Гермес – родоначальник алхимии и властитель земных недр. Чехия – горнопромышленная страна, а Прага была столицей европейской алхимии в XVII веке. В байках Швейка мелькают угольщики, жестянщики, литейщики, шахтер, горный инженер, сторож каменоломни и т. п.; фигура из этого же ряда – воинственный сапер Водичка. Сам Швейк и писарь Ванек имеют отношение к аптекарскому ремеслу, в романе упоминается множество аптекарей и химиков-любителей. Например, симулянт, который «пил сулему, вдыхал ртутные пары, грыз мышьяк, курил опиум, пил настойку опия, посыпал хлеб морфием, глотал стрихнин, пил раствор фосфора в сероуглероде и пикриновую кислоту». Или полковник, в гневе именующий своего подчиненного Железного «Метным, Олофьянным, Сфинцовым». В сумме это дает несомненный герметический комплекс.

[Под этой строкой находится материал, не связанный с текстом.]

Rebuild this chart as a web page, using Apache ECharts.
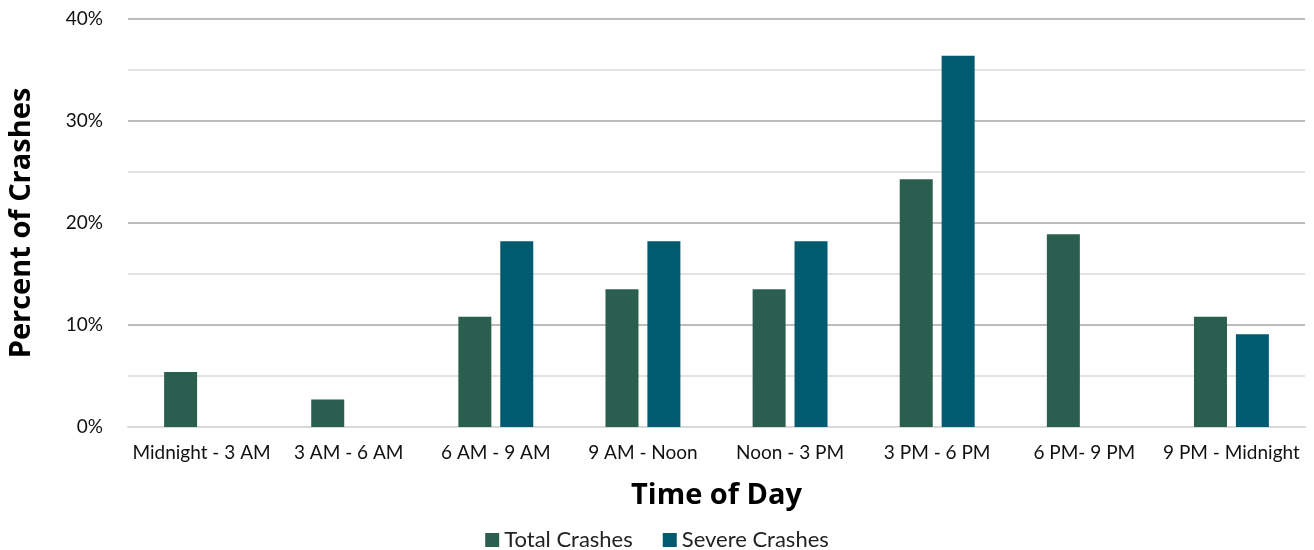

В сферу интересов Гермеса входит и ремесло сыщика. Сам Швейк предпринимает лишь беглые дознания, но в романе выведена целая галерея детективов, частных и полицейских, во главе с агентом Бретшнейдером, которого постигла подлинно античная смерть: подобно Актеону, он был сожран собственными псами... Короче, грекоримский код имеет очень важное значение в романе Гашека. Солоух же крайне неохотно комментирует мифические мотивы романа, делая исключение лишь для католических святых.
Еще один важный недостаток – топонимический разнобой. Переводчик Богатырев умеренно русифицировал славянские названия: «Из Чешских Будейовиц», «В Кутной Горе». Это давняя и вполне почтенная традиция: мы ведь говорим Львов, а не Львив, как украинцы, или Львув, как поляки. Нынешняя норма требует чешские названия не склонять или склонять частично: «В Ческе Будеёвице», «из Кутна-Горы». У Солоуха же не выдержана ни та, ни другая норма. Иногда мелькают и вовсе невозможные Будеёвици и Вршовици. По законам русского языка здесь на конце должно стоять «ы» (Бельцы, Черновцы, Луховицы). Или уж «е», но тогда в единственном числе (Кошице, Лидице).
Что же касается фельетонного стиля Гашека – это не недостаток романа, а его особенность. Подобным слогом отличаются и дилогия Ильфа и Петрова, и многие страницы прозы Булгакова («Роковые яйца», «Собачье сердце», «Мастер и Маргарита» – особенно ранние редакции). Это ничуть не мешает им оставаться любимейшими русскими романами. Вообще, этот снобизм в отношении «фельетонной эпохи», кажется, пошел от Германа Гессе. Однако бравый солдат Швейк – герой на все времена, а вот как звали героев книжек Гессе, далеко не всякий припомнит.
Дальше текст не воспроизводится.